Location
- 2055 Redwood Road Napa, California 94558 United States 38°19′13″N 122°18′44″W﻿ / ﻿38.32028°N 122.31222°W

Information
- Type: Private, Coeducational
- Motto: Ad Majorem Dei Gloriam (For the Greater Glory of God)
- Religious affiliation: Roman Catholic
- Established: 1980
- Founders: Lucille Cortese, Vince Cortese, Fran Crotty, Marge Crotty, Dianne Muth, Jerry Muth, Jack Kersting, Tony Ryan
- Principal: John Bertolini
- Faculty: 13
- Grades: K–12
- Colors: Blue and Red
- Mascot: Crusader
- Team name: Crusaders
- Accreditation: National Association of Private Catholic and Independent Schools
- Website: www.kolbetrinity.org

= Kolbe Academy and Trinity Prep =

Kolbe Academy & Trinity Prep is a private school in Napa, California. It offers grades from pre-kindergarten through twelfth grade and embraces a classically based Catholic educational model. It is located within the Roman Catholic Diocese of Santa Rosa, though it operates independently.

==Background==
Kolbe Academy was established in 1980 by Fran & Marge Crotty, Jerry & Dianne Muth, and Vince & Lucille Cortese in Napa, California. In 1995, the academy's homeschooling program, Kolbe Academy, began. Trinity Grammar and Prep was established in 1995 by Jack Kersting, Tony Ryan and others.

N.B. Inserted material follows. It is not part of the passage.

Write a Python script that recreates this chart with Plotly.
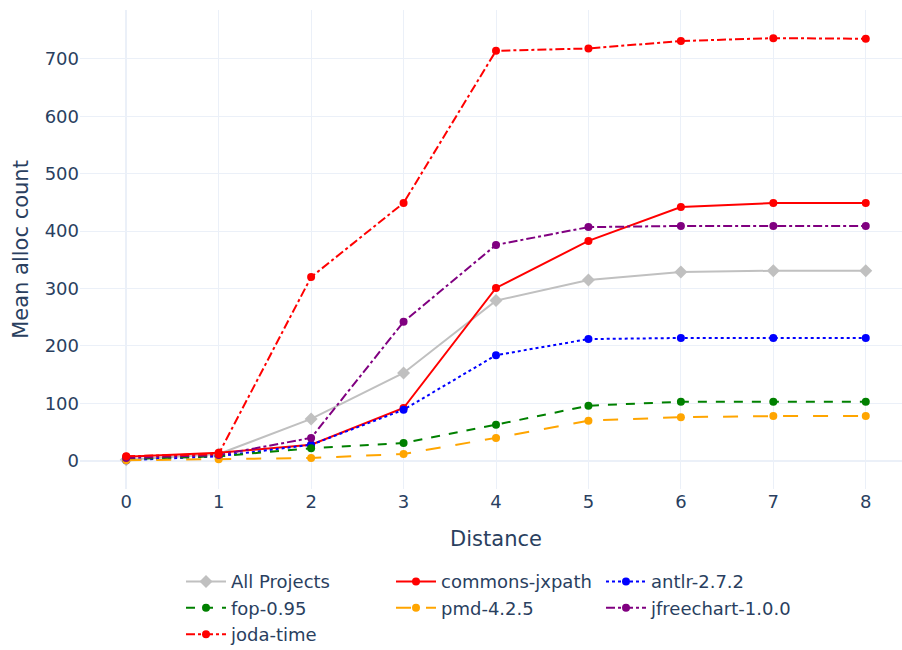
import plotly.graph_objects as go

distance = [0, 1, 2, 3, 4, 5, 6, 7, 8]

all_projects = [2, 12, 73, 153, 279, 315, 329, 331, 331]
commons_jxpath = [7, 14, 28, 92, 301, 383, 442, 449, 449]
antlr = [1, 8, 28, 89, 184, 212, 214, 214, 214]
fop = [3, 8, 22, 31, 63, 96, 103, 103, 103]
pmd = [1, 3, 5, 12, 40, 70, 76, 78, 78]
jfreechart = [5, 10, 40, 242, 376, 407, 409, 409, 409]
joda_time = [8, 12, 320, 449, 714, 718, 731, 736, 735]

series = [
    ("All Projects", all_projects, "silver", "solid", "diamond"),
    ("commons-jxpath", commons_jxpath, "red", "solid", "circle"),
    ("antlr-2.7.2", antlr, "blue", "dot", "circle"),
    ("fop-0.95", fop, "green", "dash", "circle"),
    ("pmd-4.2.5", pmd, "orange", "longdash", "circle"),
    ("jfreechart-1.0.0", jfreechart, "purple", "dashdot", "circle"),
    ("joda-time", joda_time, "red", "dashdot", "circle"),
]

fig = go.Figure()
for name, ys, color, dash, sym in series:
    fig.add_trace(go.Scatter(
        x=distance, y=ys, name=name, mode="lines+markers",
        line=dict(color=color, dash=dash, width=2),
        marker=dict(color=color, size=8 if sym == "circle" else 10, symbol=sym),
    ))

fig.update_layout(
    template="plotly_white",
    width=992, height=700,
    margin=dict(l=80, r=80, t=10, b=211),
    font=dict(family="DejaVu Sans", size=18, color="#2a3f5f"),
    xaxis=dict(title=dict(text="Distance", font=dict(size=21), standoff=20),
               range=[-0.5, 8.5], tickmode="array", tickvals=distance),
    yaxis=dict(title=dict(text="Mean alloc count", font=dict(size=21), standoff=10),
               range=[-49, 785]),
    legend=dict(orientation="h", x=0.5, xanchor="center", y=-0.155, yanchor="top",
                font=dict(size=18), itemwidth=40, entrywidth=155),
)

fig.write_html("out.html")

The two schools merged in 2008, and the homeschool program split off into an independent homeschool program.

In July of 2026, the school rebranded itself as St. Maximilian Catholic School in order to distinguish itself from the Kolbe Academy homeschool program that is also based in Napa, California.

==Curriculum==
The school's curriculum is grounded in the Ignatian tradition. The spoken arts of grammar and rhetoric are emphasized. Grade levels at the school are combined in pairs — first-and second graders are in one classroom, third-and fourth graders are in another, for example. Students are exposed to the greatest works of Western Civilization and also study Latin and public speaking.

==History==
Kolbe Academy was founded in 1980 as a 1st through 7th grade school, with a grade per year added until it was 1st-12th Grades. Trinity Education Center, Inc. was founded in 1991 in Fairfield, California as a home school. In 1995 it began doing business as Trinity Grammar and Prep as a 1st through 12th Grade school with 50 students.

In 2008, the two schools united to form Kolbe Academy & Trinity Prep.